■ What you are asked to do: Copy the data exactly as it appears, and do not include any pictures.

[START OF Data for this exercise]

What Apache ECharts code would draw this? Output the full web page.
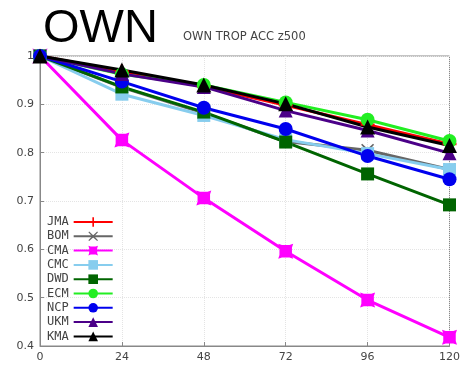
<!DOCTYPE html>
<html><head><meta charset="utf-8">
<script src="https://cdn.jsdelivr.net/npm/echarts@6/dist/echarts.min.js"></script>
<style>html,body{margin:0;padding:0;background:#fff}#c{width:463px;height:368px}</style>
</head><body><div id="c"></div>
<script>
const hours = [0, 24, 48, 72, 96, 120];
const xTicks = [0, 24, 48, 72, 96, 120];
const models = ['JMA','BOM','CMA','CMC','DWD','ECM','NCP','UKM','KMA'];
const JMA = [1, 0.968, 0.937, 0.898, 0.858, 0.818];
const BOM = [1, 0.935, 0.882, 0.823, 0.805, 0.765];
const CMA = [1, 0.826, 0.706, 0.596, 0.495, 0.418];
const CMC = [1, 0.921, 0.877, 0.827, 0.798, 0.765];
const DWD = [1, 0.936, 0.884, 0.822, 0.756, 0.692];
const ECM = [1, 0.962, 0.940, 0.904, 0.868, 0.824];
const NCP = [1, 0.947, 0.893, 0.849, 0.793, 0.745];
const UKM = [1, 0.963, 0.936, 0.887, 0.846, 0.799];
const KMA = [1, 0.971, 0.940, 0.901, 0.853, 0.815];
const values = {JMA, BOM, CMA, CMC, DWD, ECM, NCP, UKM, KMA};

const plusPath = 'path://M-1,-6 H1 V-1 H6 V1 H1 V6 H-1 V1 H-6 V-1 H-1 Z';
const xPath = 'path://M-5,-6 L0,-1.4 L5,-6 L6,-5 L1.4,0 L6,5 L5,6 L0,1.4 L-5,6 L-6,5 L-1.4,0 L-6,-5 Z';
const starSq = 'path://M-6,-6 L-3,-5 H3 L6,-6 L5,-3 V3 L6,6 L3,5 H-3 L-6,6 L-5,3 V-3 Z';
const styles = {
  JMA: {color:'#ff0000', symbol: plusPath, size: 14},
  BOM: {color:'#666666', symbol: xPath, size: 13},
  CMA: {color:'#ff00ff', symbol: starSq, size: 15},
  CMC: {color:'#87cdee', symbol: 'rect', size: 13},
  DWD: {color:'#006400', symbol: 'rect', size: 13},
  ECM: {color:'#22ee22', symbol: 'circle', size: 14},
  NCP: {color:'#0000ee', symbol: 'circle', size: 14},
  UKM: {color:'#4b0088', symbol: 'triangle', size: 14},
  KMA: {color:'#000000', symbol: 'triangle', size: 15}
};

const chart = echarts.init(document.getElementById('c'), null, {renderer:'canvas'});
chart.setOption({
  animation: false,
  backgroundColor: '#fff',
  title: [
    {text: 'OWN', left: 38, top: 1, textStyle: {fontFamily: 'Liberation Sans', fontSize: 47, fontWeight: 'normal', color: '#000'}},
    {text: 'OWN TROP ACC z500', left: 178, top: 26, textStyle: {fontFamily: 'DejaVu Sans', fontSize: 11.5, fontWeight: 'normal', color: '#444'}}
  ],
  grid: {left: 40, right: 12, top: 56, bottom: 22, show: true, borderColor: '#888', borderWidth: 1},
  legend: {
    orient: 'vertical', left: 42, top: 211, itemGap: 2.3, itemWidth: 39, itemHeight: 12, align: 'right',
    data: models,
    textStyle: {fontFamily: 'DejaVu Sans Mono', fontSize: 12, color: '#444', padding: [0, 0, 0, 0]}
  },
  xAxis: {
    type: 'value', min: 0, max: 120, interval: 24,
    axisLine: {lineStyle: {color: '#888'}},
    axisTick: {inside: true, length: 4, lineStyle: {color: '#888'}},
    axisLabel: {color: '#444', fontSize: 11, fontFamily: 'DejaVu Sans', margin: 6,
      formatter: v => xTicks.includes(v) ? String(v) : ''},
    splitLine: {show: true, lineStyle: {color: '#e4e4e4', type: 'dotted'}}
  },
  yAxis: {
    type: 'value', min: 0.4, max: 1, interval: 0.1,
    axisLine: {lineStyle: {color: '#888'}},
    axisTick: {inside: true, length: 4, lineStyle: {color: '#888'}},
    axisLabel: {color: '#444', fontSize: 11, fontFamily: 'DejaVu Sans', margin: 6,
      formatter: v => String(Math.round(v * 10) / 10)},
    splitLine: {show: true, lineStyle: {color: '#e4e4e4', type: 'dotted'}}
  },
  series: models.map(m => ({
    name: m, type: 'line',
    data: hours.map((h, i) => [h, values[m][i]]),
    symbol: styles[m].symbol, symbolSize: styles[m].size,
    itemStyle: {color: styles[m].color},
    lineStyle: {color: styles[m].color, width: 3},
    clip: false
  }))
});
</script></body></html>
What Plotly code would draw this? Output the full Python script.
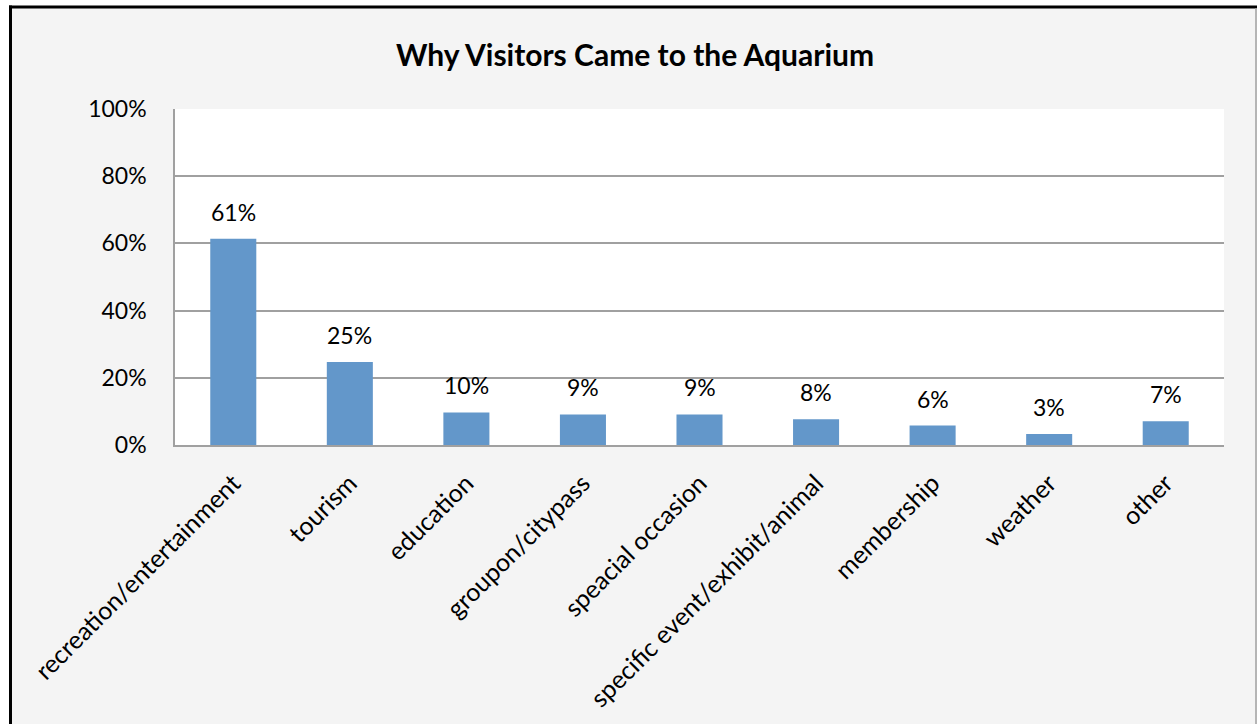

[END OF Data for this exercise]

■ Finished task:
What Apache ECharts code would draw this? Output the full web page.
<!DOCTYPE html>
<html><head><meta charset="utf-8">
<script src="https://cdn.jsdelivr.net/npm/echarts@6/dist/echarts.min.js"></script>
<style>html,body{margin:0;padding:0;background:#fff}#c{width:463px;height:368px}</style>
</head><body><div id="c"></div>
<script>
const hours = [0, 24, 48, 72, 96, 120];
const xTicks = [0, 24, 48, 72, 96, 120];
const models = ['JMA','BOM','CMA','CMC','DWD','ECM','NCP','UKM','KMA'];
const JMA = [1, 0.968, 0.937, 0.898, 0.858, 0.818];
const BOM = [1, 0.935, 0.882, 0.823, 0.805, 0.765];
const CMA = [1, 0.826, 0.706, 0.596, 0.495, 0.418];
const CMC = [1, 0.921, 0.877, 0.827, 0.798, 0.765];
const DWD = [1, 0.936, 0.884, 0.822, 0.756, 0.692];
const ECM = [1, 0.962, 0.940, 0.904, 0.868, 0.824];
const NCP = [1, 0.947, 0.893, 0.849, 0.793, 0.745];
const UKM = [1, 0.963, 0.936, 0.887, 0.846, 0.799];
const KMA = [1, 0.971, 0.940, 0.901, 0.853, 0.815];
const values = {JMA, BOM, CMA, CMC, DWD, ECM, NCP, UKM, KMA};

const plusPath = 'path://M-1,-6 H1 V-1 H6 V1 H1 V6 H-1 V1 H-6 V-1 H-1 Z';
const xPath = 'path://M-5,-6 L0,-1.4 L5,-6 L6,-5 L1.4,0 L6,5 L5,6 L0,1.4 L-5,6 L-6,5 L-1.4,0 L-6,-5 Z';
const starSq = 'path://M-6,-6 L-3,-5 H3 L6,-6 L5,-3 V3 L6,6 L3,5 H-3 L-6,6 L-5,3 V-3 Z';
const styles = {
  JMA: {color:'#ff0000', symbol: plusPath, size: 14},
  BOM: {color:'#666666', symbol: xPath, size: 13},
  CMA: {color:'#ff00ff', symbol: starSq, size: 15},
  CMC: {color:'#87cdee', symbol: 'rect', size: 13},
  DWD: {color:'#006400', symbol: 'rect', size: 13},
  ECM: {color:'#22ee22', symbol: 'circle', size: 14},
  NCP: {color:'#0000ee', symbol: 'circle', size: 14},
  UKM: {color:'#4b0088', symbol: 'triangle', size: 14},
  KMA: {color:'#000000', symbol: 'triangle', size: 15}
};

const chart = echarts.init(document.getElementById('c'), null, {renderer:'canvas'});
chart.setOption({
  animation: false,
  backgroundColor: '#fff',
  title: [
    {text: 'OWN', left: 38, top: 1, textStyle: {fontFamily: 'Liberation Sans', fontSize: 47, fontWeight: 'normal', color: '#000'}},
    {text: 'OWN TROP ACC z500', left: 178, top: 26, textStyle: {fontFamily: 'DejaVu Sans', fontSize: 11.5, fontWeight: 'normal', color: '#444'}}
  ],
  grid: {left: 40, right: 12, top: 56, bottom: 22, show: true, borderColor: '#888', borderWidth: 1},
  legend: {
    orient: 'vertical', left: 42, top: 211, itemGap: 2.3, itemWidth: 39, itemHeight: 12, align: 'right',
    data: models,
    textStyle: {fontFamily: 'DejaVu Sans Mono', fontSize: 12, color: '#444', padding: [0, 0, 0, 0]}
  },
  xAxis: {
    type: 'value', min: 0, max: 120, interval: 24,
    axisLine: {lineStyle: {color: '#888'}},
    axisTick: {inside: true, length: 4, lineStyle: {color: '#888'}},
    axisLabel: {color: '#444', fontSize: 11, fontFamily: 'DejaVu Sans', margin: 6,
      formatter: v => xTicks.includes(v) ? String(v) : ''},
    splitLine: {show: true, lineStyle: {color: '#e4e4e4', type: 'dotted'}}
  },
  yAxis: {
    type: 'value', min: 0.4, max: 1, interval: 0.1,
    axisLine: {lineStyle: {color: '#888'}},
    axisTick: {inside: true, length: 4, lineStyle: {color: '#888'}},
    axisLabel: {color: '#444', fontSize: 11, fontFamily: 'DejaVu Sans', margin: 6,
      formatter: v => String(Math.round(v * 10) / 10)},
    splitLine: {show: true, lineStyle: {color: '#e4e4e4', type: 'dotted'}}
  },
  series: models.map(m => ({
    name: m, type: 'line',
    data: hours.map((h, i) => [h, values[m][i]]),
    symbol: styles[m].symbol, symbolSize: styles[m].size,
    itemStyle: {color: styles[m].color},
    lineStyle: {color: styles[m].color, width: 3},
    clip: false
  }))
});
</script></body></html>
What Plotly code would draw this? Output the full Python script.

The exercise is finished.